Baker's Dozen

Artists discuss the 13 records that shaped their lives

3. CanDelay 1968

This was dismissed as their first album [by numerous record companies, who rejected it], which is astonishing in itself. It feels like the most rock & roll of all of their output. When I was younger, as much as I loved Kraftwerk – and I really loved Kraftwerk, I felt they were pretty much perfect in every way – Can seemed needlessly progressive in a strange way and I didn’t get it. I think possibly that was down to the limited bits of their music that I’d heard at that time. I’m now slightly bewildered by the fact that I didn’t like them, or professed to not really like them in a kind of ‘not knowing anything about them’ way. I used to say that it felt like they were anchored. They were anchored by drums in a way but I liked music that seemed to take off. And obviously that was so far from the point, it was so far wide of reality. So when I finally found the records that I loved in their catalogue, I was knocked out by how naive that was. 

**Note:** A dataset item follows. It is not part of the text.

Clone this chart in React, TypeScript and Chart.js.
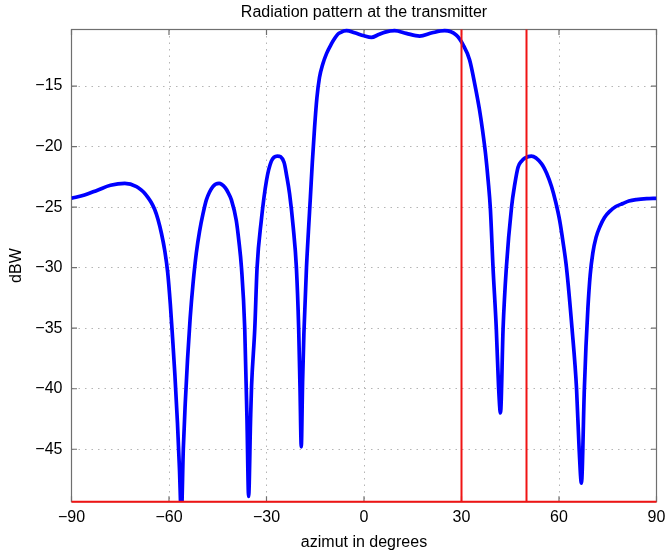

But sometimes you need to find a different way in, when it comes to discovering music. If you listen to Peter Brötzmann out of nothing, it’s kind of hard to know where it is and what kind of music it is, but if you hear it via the MC5, Sun Ra, The Stooges, etcetera, you get a sense of the lineage and then it starts to make sense. It was the same with Can. This album is one that I can just play constantly. It’s one of those records where you know it so well that you know exactly what’s coming next. You almost know how long the gap is in between the tracks. The kind of record that feels like they’ve become part of the household.